Leaders debates in Scotland are underway. Early noise on them is what you’d expect: Nicola Sturgeon dominant, Kezia trying hard to make Labour still sound relevant to Scots, but not quite making it; the Lib Dems and Greens struggling for relevance as well; Ruth Davidson looking like she should be the leader of the opposition in a few weeks time, while being weighed down by her party over and over again.
The Tories are screwed as a brand in Scotland. Everyone who knows anything about UK politics has known that for a long time – it seemed weird to even have to type something so obvious. The collapse in the 1980s and then another in the 1990s that essentially removed them as even a minority voice in Scottish politics made that clear. In fact, you’re seeing it now in the form of Ruth Davidson’s leadership of the Scottish Conservative Party: lots of unionists or Scots who aren’t that keen on the SNP for other non-Indy related reasons quite like her. Many more of them would vote for her party – if that party was anything other than the Tories. So why do the Scottish Conservatives persist with a link to a party in England that can only cost them votes?

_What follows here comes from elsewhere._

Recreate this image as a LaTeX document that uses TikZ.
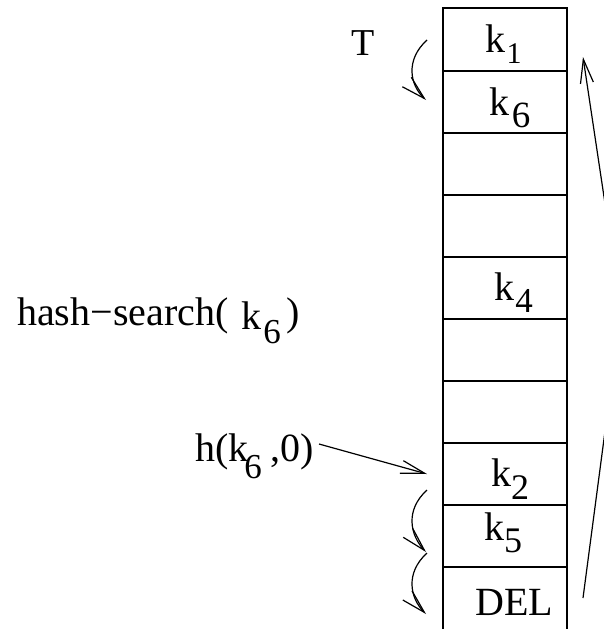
\documentclass[tikz,border=0pt]{standalone}
\usepackage{fontspec}
\setmainfont{Liberation Serif}
\usetikzlibrary{arrows.meta}
\tikzset{
  lbl/.style={inner sep=0pt, anchor=base, font=\fontsize{40}{40}\selectfont},
  lblw/.style={inner sep=0pt, anchor=base west, font=\fontsize{40}{40}\selectfont},
  subs/.style={inner sep=0pt, anchor=base, font=\fontsize{#1}{#1}\selectfont},
  tabline/.style={line width=1.3pt},
  arr/.style={line width=1.2pt, -{Straight Barb[length=24pt,width=13pt,line width=1.2pt]}},
}
\begin{document}
\begin{tikzpicture}[x=1pt,y=-1pt]
\useasboundingbox (0,0) rectangle (604,629);
% table
\draw[tabline] (443,629) -- (443,8) -- (567,8) -- (567,629);
\foreach \yy in {71,133,195,257,319,381,443,505,567}
  \draw[tabline] (443,\yy) -- (567,\yy);
% cell labels
\node[lbl] (k1) at (495,52) {k};
\node[subs=30] (k1s) at (514,63) {1};
\node[lbl] (k6) at (499,115) {k};
\node[subs=37] (k6s) at (521,127) {6};
\node[lbl] (k4) at (504,300) {k};
\node[subs=35] (k4s) at (524,312) {4};
\node[lbl] (k2) at (501,486) {k};
\node[subs=36] (k2s) at (520,499) {2};
\node[lbl] (k5) at (494,540) {k};
\node[subs=36] (k5s) at (513,552) {5};
\node[lbl] (del) at (514,615) {DEL};
% left texts
\node[lbl, font=\fontsize{38}{38}\selectfont] (T) at (363.5,55) {T};
\node[lblw] (hs) at (17,325) {hash−search(};
\node[lbl] (hsk) at (251.5,329) {k};
\node[subs=35] (hsks) at (272,343) {6};
\node[lbl] (hsp) at (293.5,325) {)};
\node[lblw] (h1) at (195,461) {h(k};
\node[subs=35] (h1s) at (253,478) {6};
\node[lblw] (h2) at (270,461) {,0)};
% arrow coordinates
\coordinate (a1s) at (427,40);  \coordinate (a1e) at (426,100);
\coordinate (a2s) at (427,490); \coordinate (a2e) at (426,552);
\coordinate (a3s) at (427,553); \coordinate (a3e) at (426,614);
\coordinate (hs0) at (319,444); \coordinate (he0) at (427,474);
\coordinate (rb) at (583,598);  \coordinate (rm) at (621,310); \coordinate (rt) at (583,57);
% curved probe arrows
\draw[arr] (a1s) .. controls (405,60) and (410,85) .. (a1e);
\draw[arr] (a2s) .. controls (405,510) and (410,535) .. (a2e);
\draw[arr] (a3s) .. controls (405,573) and (410,598) .. (a3e);
% h arrow
\draw[arr] (hs0) -- (he0);
% wrap-around arrow
\begin{scope}
  \clip (0,0) rectangle (604,629);
  \draw[arr] (rb) -- (rm) -- (rt);
\end{scope}
\end{tikzpicture}
\end{document}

Even back in the days when the Tories mopped up their fair share of seats in Scotland (until the late 1950s, lest we forget, the Tories vied consistently with Labour for most seats there), they were actually two parties in Scotland that shared the whip: the Unionists and the National Liberal and Conservatives. The Unionists always got most of the Tory seats back then (although it should be noted, usually needed the NL&C votes for the Tories to be considered the “biggest party” in Scotland). Why not ditch the Tories altogether, say they won’t take the whip from them even, and start a new Unionist Party unencumbered by a Thatcher related past?
I have been trying to think of what they have to lose, but to paraphrase Karl Marx, I can come up with nothing but their chains to a brand that will always be negatively perceived in Scotland. Seriously, what’s stopping them? Money, I suppose, but surely there would be wealthy Scots willing to prop up a party fully dedicated to unionism. It seems to me that all that is needed is a little bit of moxie – although, given the rough ride new political parties get in Britain, I suppose there has to be some empathy with the hesitation. But only some.
As it stands, Kezia Dugdale will probably be the leader of the opposition in the Scottish parliament still after the May elections, if one was being honest (I have predicted the Tories coming in second in Scotland previously; now I’m not so sure). Even in a era when Scottish Labour appears to be on a path of irreversible decline and the Scottish Conservatives have a leader most Scots like and who doesn’t come across as anything like a stereotypical Tory, the Blues still probably won’t breakthrough. Should that come to pass, the Tories in Scotland should seriously think about what their next move will be.